* Start DATA LINES *

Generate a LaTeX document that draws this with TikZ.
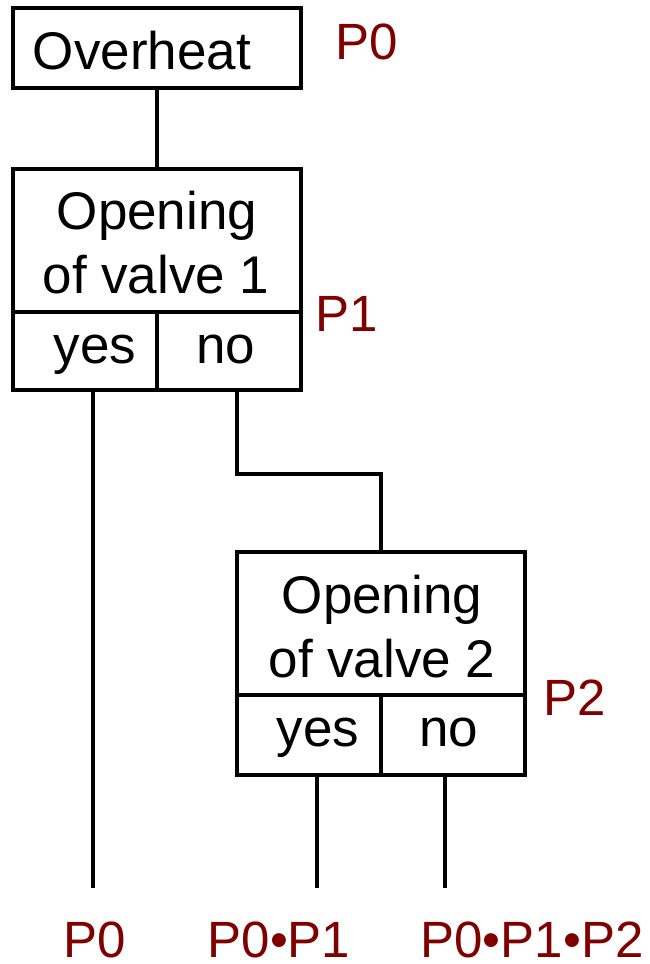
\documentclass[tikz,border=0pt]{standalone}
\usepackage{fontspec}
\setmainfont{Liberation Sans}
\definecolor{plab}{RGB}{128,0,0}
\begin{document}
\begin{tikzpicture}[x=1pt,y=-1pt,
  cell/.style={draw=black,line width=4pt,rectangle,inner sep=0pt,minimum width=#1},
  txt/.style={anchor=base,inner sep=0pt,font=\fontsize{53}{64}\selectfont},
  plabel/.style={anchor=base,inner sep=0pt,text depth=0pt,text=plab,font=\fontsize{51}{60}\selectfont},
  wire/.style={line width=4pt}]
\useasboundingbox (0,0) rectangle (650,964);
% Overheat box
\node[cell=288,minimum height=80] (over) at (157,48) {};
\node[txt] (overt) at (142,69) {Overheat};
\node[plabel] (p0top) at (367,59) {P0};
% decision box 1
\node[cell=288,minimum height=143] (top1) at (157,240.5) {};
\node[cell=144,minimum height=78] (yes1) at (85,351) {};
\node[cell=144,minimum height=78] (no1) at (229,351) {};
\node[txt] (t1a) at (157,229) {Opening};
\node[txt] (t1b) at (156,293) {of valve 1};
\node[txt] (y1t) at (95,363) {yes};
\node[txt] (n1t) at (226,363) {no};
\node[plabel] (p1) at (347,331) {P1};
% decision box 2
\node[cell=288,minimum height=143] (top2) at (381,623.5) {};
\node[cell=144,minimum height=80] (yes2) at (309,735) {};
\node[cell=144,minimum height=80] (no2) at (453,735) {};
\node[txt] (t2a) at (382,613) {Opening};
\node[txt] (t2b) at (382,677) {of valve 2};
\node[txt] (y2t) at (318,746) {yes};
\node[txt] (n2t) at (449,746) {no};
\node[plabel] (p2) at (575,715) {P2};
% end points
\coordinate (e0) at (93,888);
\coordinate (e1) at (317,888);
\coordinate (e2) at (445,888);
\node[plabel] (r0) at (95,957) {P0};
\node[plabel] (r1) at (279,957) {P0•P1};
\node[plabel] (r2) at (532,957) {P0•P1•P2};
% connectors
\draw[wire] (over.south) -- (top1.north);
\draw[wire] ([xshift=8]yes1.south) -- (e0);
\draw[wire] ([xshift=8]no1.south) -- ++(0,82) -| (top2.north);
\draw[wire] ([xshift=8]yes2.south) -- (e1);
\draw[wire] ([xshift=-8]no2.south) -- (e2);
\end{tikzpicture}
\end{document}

* End DATA LINES *

▸ WHAT IS NEEDED
Reproduce the material word for word. Any pictures should be left out of the copy.

▸ EXERCISE RESPONSE
Generate a LaTeX document that draws this with TikZ.
\documentclass[tikz,border=0pt]{standalone}
\usepackage{fontspec}
\setmainfont{Liberation Sans}
\definecolor{plab}{RGB}{128,0,0}
\begin{document}
\begin{tikzpicture}[x=1pt,y=-1pt,
  cell/.style={draw=black,line width=4pt,rectangle,inner sep=0pt,minimum width=#1},
  txt/.style={anchor=base,inner sep=0pt,font=\fontsize{53}{64}\selectfont},
  plabel/.style={anchor=base,inner sep=0pt,text depth=0pt,text=plab,font=\fontsize{51}{60}\selectfont},
  wire/.style={line width=4pt}]
\useasboundingbox (0,0) rectangle (650,964);
% Overheat box
\node[cell=288,minimum height=80] (over) at (157,48) {};
\node[txt] (overt) at (142,69) {Overheat};
\node[plabel] (p0top) at (367,59) {P0};
% decision box 1
\node[cell=288,minimum height=143] (top1) at (157,240.5) {};
\node[cell=144,minimum height=78] (yes1) at (85,351) {};
\node[cell=144,minimum height=78] (no1) at (229,351) {};
\node[txt] (t1a) at (157,229) {Opening};
\node[txt] (t1b) at (156,293) {of valve 1};
\node[txt] (y1t) at (95,363) {yes};
\node[txt] (n1t) at (226,363) {no};
\node[plabel] (p1) at (347,331) {P1};
% decision box 2
\node[cell=288,minimum height=143] (top2) at (381,623.5) {};
\node[cell=144,minimum height=80] (yes2) at (309,735) {};
\node[cell=144,minimum height=80] (no2) at (453,735) {};
\node[txt] (t2a) at (382,613) {Opening};
\node[txt] (t2b) at (382,677) {of valve 2};
\node[txt] (y2t) at (318,746) {yes};
\node[txt] (n2t) at (449,746) {no};
\node[plabel] (p2) at (575,715) {P2};
% end points
\coordinate (e0) at (93,888);
\coordinate (e1) at (317,888);
\coordinate (e2) at (445,888);
\node[plabel] (r0) at (95,957) {P0};
\node[plabel] (r1) at (279,957) {P0•P1};
\node[plabel] (r2) at (532,957) {P0•P1•P2};
% connectors
\draw[wire] (over.south) -- (top1.north);
\draw[wire] ([xshift=8]yes1.south) -- (e0);
\draw[wire] ([xshift=8]no1.south) -- ++(0,82) -| (top2.north);
\draw[wire] ([xshift=8]yes2.south) -- (e1);
\draw[wire] ([xshift=-8]no2.south) -- (e2);
\end{tikzpicture}
\end{document}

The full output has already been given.